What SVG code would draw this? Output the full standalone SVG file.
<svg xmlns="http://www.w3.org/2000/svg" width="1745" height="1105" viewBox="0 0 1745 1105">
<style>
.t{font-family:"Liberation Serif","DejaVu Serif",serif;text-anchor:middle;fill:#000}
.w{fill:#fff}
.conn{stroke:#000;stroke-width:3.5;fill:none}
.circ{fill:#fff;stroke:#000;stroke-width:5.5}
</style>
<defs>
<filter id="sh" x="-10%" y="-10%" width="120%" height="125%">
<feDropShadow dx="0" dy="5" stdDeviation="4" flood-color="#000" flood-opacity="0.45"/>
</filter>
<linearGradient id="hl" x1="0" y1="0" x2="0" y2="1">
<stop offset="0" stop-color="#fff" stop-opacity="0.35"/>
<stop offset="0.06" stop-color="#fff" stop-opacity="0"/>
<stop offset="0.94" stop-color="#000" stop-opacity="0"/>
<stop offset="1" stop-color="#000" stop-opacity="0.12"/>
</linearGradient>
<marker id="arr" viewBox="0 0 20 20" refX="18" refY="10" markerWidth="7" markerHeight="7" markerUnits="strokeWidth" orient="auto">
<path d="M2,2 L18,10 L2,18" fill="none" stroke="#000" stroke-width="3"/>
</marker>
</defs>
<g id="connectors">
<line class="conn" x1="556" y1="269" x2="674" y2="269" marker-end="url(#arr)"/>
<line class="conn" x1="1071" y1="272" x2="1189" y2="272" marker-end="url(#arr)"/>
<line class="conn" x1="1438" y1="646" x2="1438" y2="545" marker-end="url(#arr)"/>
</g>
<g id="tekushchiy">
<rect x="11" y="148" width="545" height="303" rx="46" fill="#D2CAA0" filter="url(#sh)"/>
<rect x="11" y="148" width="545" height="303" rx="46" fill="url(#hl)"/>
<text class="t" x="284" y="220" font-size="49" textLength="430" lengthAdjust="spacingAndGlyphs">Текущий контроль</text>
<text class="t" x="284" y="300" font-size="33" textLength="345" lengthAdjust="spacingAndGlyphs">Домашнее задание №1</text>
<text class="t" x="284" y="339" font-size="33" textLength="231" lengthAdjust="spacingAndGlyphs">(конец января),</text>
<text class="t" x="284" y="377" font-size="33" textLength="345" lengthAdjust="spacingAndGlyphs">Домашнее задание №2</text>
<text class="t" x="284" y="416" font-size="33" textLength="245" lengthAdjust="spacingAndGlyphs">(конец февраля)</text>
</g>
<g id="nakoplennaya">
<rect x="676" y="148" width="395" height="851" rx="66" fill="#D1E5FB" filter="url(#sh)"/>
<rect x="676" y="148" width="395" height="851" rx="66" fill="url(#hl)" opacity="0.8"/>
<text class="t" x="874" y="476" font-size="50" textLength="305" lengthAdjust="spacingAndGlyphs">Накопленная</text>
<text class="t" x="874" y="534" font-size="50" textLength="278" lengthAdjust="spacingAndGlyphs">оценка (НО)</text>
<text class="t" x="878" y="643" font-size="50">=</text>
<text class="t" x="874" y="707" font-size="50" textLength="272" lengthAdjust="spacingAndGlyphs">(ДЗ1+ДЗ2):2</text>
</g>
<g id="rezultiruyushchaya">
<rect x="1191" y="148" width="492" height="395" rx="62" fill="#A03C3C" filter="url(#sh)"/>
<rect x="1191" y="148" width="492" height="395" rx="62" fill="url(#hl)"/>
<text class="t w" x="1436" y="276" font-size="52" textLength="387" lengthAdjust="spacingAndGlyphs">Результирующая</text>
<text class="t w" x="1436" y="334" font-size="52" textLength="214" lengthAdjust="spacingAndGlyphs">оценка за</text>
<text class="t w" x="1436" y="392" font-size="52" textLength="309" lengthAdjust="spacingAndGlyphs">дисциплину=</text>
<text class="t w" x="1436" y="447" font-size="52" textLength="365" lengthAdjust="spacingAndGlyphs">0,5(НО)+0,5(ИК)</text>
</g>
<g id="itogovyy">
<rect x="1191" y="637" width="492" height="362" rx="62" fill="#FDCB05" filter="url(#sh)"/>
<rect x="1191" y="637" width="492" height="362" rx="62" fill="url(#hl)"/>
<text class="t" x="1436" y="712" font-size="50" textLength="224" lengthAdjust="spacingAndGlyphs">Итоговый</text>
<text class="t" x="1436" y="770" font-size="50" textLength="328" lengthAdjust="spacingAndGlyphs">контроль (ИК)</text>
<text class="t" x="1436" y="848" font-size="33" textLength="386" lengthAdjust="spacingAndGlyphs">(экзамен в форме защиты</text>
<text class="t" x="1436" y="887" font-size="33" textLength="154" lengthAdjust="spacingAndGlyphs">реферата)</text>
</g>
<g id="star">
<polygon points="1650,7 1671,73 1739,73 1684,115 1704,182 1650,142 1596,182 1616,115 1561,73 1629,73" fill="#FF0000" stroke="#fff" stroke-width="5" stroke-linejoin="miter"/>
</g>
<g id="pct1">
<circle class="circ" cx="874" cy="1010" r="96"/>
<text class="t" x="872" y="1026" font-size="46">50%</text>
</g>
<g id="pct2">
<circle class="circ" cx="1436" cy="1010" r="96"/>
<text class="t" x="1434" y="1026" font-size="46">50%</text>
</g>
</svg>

○ ○ ○ ○ ○ ○ ○

Repeat the material above in full, quoting it exactly.

-- Result of this task --
What SVG code would draw this? Output the full standalone SVG file.
<svg xmlns="http://www.w3.org/2000/svg" width="1745" height="1105" viewBox="0 0 1745 1105">
<style>
.t{font-family:"Liberation Serif","DejaVu Serif",serif;text-anchor:middle;fill:#000}
.w{fill:#fff}
.conn{stroke:#000;stroke-width:3.5;fill:none}
.circ{fill:#fff;stroke:#000;stroke-width:5.5}
</style>
<defs>
<filter id="sh" x="-10%" y="-10%" width="120%" height="125%">
<feDropShadow dx="0" dy="5" stdDeviation="4" flood-color="#000" flood-opacity="0.45"/>
</filter>
<linearGradient id="hl" x1="0" y1="0" x2="0" y2="1">
<stop offset="0" stop-color="#fff" stop-opacity="0.35"/>
<stop offset="0.06" stop-color="#fff" stop-opacity="0"/>
<stop offset="0.94" stop-color="#000" stop-opacity="0"/>
<stop offset="1" stop-color="#000" stop-opacity="0.12"/>
</linearGradient>
<marker id="arr" viewBox="0 0 20 20" refX="18" refY="10" markerWidth="7" markerHeight="7" markerUnits="strokeWidth" orient="auto">
<path d="M2,2 L18,10 L2,18" fill="none" stroke="#000" stroke-width="3"/>
</marker>
</defs>
<g id="connectors">
<line class="conn" x1="556" y1="269" x2="674" y2="269" marker-end="url(#arr)"/>
<line class="conn" x1="1071" y1="272" x2="1189" y2="272" marker-end="url(#arr)"/>
<line class="conn" x1="1438" y1="646" x2="1438" y2="545" marker-end="url(#arr)"/>
</g>
<g id="tekushchiy">
<rect x="11" y="148" width="545" height="303" rx="46" fill="#D2CAA0" filter="url(#sh)"/>
<rect x="11" y="148" width="545" height="303" rx="46" fill="url(#hl)"/>
<text class="t" x="284" y="220" font-size="49" textLength="430" lengthAdjust="spacingAndGlyphs">Текущий контроль</text>
<text class="t" x="284" y="300" font-size="33" textLength="345" lengthAdjust="spacingAndGlyphs">Домашнее задание №1</text>
<text class="t" x="284" y="339" font-size="33" textLength="231" lengthAdjust="spacingAndGlyphs">(конец января),</text>
<text class="t" x="284" y="377" font-size="33" textLength="345" lengthAdjust="spacingAndGlyphs">Домашнее задание №2</text>
<text class="t" x="284" y="416" font-size="33" textLength="245" lengthAdjust="spacingAndGlyphs">(конец февраля)</text>
</g>
<g id="nakoplennaya">
<rect x="676" y="148" width="395" height="851" rx="66" fill="#D1E5FB" filter="url(#sh)"/>
<rect x="676" y="148" width="395" height="851" rx="66" fill="url(#hl)" opacity="0.8"/>
<text class="t" x="874" y="476" font-size="50" textLength="305" lengthAdjust="spacingAndGlyphs">Накопленная</text>
<text class="t" x="874" y="534" font-size="50" textLength="278" lengthAdjust="spacingAndGlyphs">оценка (НО)</text>
<text class="t" x="878" y="643" font-size="50">=</text>
<text class="t" x="874" y="707" font-size="50" textLength="272" lengthAdjust="spacingAndGlyphs">(ДЗ1+ДЗ2):2</text>
</g>
<g id="rezultiruyushchaya">
<rect x="1191" y="148" width="492" height="395" rx="62" fill="#A03C3C" filter="url(#sh)"/>
<rect x="1191" y="148" width="492" height="395" rx="62" fill="url(#hl)"/>
<text class="t w" x="1436" y="276" font-size="52" textLength="387" lengthAdjust="spacingAndGlyphs">Результирующая</text>
<text class="t w" x="1436" y="334" font-size="52" textLength="214" lengthAdjust="spacingAndGlyphs">оценка за</text>
<text class="t w" x="1436" y="392" font-size="52" textLength="309" lengthAdjust="spacingAndGlyphs">дисциплину=</text>
<text class="t w" x="1436" y="447" font-size="52" textLength="365" lengthAdjust="spacingAndGlyphs">0,5(НО)+0,5(ИК)</text>
</g>
<g id="itogovyy">
<rect x="1191" y="637" width="492" height="362" rx="62" fill="#FDCB05" filter="url(#sh)"/>
<rect x="1191" y="637" width="492" height="362" rx="62" fill="url(#hl)"/>
<text class="t" x="1436" y="712" font-size="50" textLength="224" lengthAdjust="spacingAndGlyphs">Итоговый</text>
<text class="t" x="1436" y="770" font-size="50" textLength="328" lengthAdjust="spacingAndGlyphs">контроль (ИК)</text>
<text class="t" x="1436" y="848" font-size="33" textLength="386" lengthAdjust="spacingAndGlyphs">(экзамен в форме защиты</text>
<text class="t" x="1436" y="887" font-size="33" textLength="154" lengthAdjust="spacingAndGlyphs">реферата)</text>
</g>
<g id="star">
<polygon points="1650,7 1671,73 1739,73 1684,115 1704,182 1650,142 1596,182 1616,115 1561,73 1629,73" fill="#FF0000" stroke="#fff" stroke-width="5" stroke-linejoin="miter"/>
</g>
<g id="pct1">
<circle class="circ" cx="874" cy="1010" r="96"/>
<text class="t" x="872" y="1026" font-size="46">50%</text>
</g>
<g id="pct2">
<circle class="circ" cx="1436" cy="1010" r="96"/>
<text class="t" x="1434" y="1026" font-size="46">50%</text>
</g>
</svg>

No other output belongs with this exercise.